There’s something cruelly accurate about that.
I fall into step beside her, the crunch of gravel beneath our feet the only sound for a while. The air smells faintly of rosemary and rust. The gardeners haven’t been here in weeks, but the wild suits her. She belongs in places that refuse to be tamed.
“You’ve been patient,” I say. “Most people would have tested the locks by now.”
“Maybe I already did.”
I glance at her, and she gives me that smirk — the kind that’s part defense, part confession.
“I would’ve noticed,” I say.
She shrugs. “Maybe you did. Maybe you let me.”
There’s a strange quiet between us after that. She’s testing me, of course. Everything she says is a blade pressed just deep enough to see if I bleed.

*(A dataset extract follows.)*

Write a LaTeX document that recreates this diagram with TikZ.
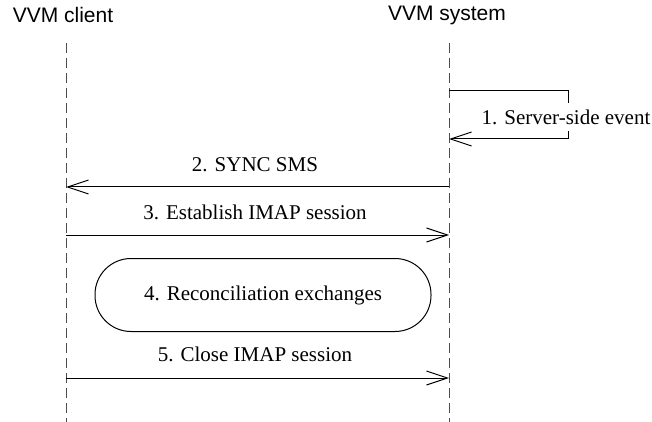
\documentclass[tikz,border=0pt]{standalone}
\usepackage{fontspec}
\setmainfont{Liberation Serif}
\setsansfont{Liberation Sans}
\usetikzlibrary{positioning,arrows.meta}

\begin{document}
\begin{tikzpicture}[x=0.5pt,y=-0.5pt,
        lifeline/.style={draw=black!70, line width=0.5pt, dash pattern=on 5pt off 2.5pt},
        msg/.style={-{Straight Barb[length=10.5pt,width=7pt]}, line width=0.5pt},
        msglabel/.style={font=\fontsize{10.5}{12}\selectfont, inner sep=1pt},
        actor/.style={font=\sffamily\fontsize{10.5}{12}\selectfont}]
        \useasboundingbox (0,0) rectangle (652,422);

        \node[actor] (client) at (63,15) {VVM client};
        \node[actor] (system) at (447,15) {VVM system};

        % lifelines
        \coordinate (ctop) at (66,43);
        \coordinate (cbot) at (66,422);
        \coordinate (stop) at (449,43);
        \coordinate (sbot) at (449,422);
        \draw[lifeline] (ctop) -- (cbot);
        \draw[lifeline] (stop) -- (sbot);

        % 1. self message
        \coordinate (e1) at (449,91);
        \coordinate (e2) at (568,91);
        \coordinate (e3) at (568,139);
        \coordinate (e4) at (449,139);
        \draw[msg] (e1) -- (e2) -- (e3) -- (e4);
        \node[msglabel, fill=white, inner sep=3.5pt] (event) at (566,117) {1. Server-side event};

        % 2. SYNC SMS
        \coordinate (s2) at (449,187);
        \coordinate (c2) at (66,187);
        \draw[msg] (s2) -- (c2);
        \node[msglabel] (sync) at (255,165) {2. SYNC SMS};

        % 3. establish
        \coordinate (c3) at (66,235);
        \coordinate (s3) at (449,235);
        \draw[msg] (c3) -- (s3);
        \node[msglabel] (open) at (255,212) {3. Establish IMAP session};

        % 4. reconciliation
        \node[msglabel, draw, line width=0.5pt, minimum width=168pt, minimum height=36.5pt,
              rounded corners=18pt] (recon) at (263,295) {4. Reconciliation exchanges};

        % 5. close
        \coordinate (c5) at (66,378);
        \coordinate (s5) at (449,378);
        \draw[msg] (c5) -- (s5);
        \node[msglabel] (close) at (255,354) {5. Close IMAP session};
\end{tikzpicture}
\end{document}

“You think I’m naive,” she says finally.
“I think you’re restless.”
“Restless people are dangerous, Father.”
The word breaks like old glass underfoot.
“Don’t call me that.”
She grins. “Touchy.”
“I left the cloth behind.”
“Not from what I’ve heard,” she murmurs. “You still keep the confessions, don’t you?”
That makes me stop walking.
She keeps going a few paces before turning to face me. There’s no mockery in her expression now — only curiosity, sharp and searching.
“Who told you that?” I ask.
Her smile tilts. “No one. You just did.”
Clever girl.
The wind stirs, carrying the faint sound of city traffic from beyond the walls. She pushes a strand of copper hair from her face, eyes glinting with something I can’t name. Not defiance. Not fear. Understanding, maybe.
I take a slow step forward. “You like provoking me.”
“I like seeing what’s real,” she says. “You all wear masks, Saint. Mine’s just easier to take off.”
“You shouldn’t call me that, either.”
“But you like it.”
I don’t deny it.
She studies me — long enough that I feel the weight of her gaze like heat under my collar. Then she looks away, walking toward the iron gate at the back of the garden. It’s locked, of course, butshe touches it anyway, her fingers tracing the rusted bars like she could will them open.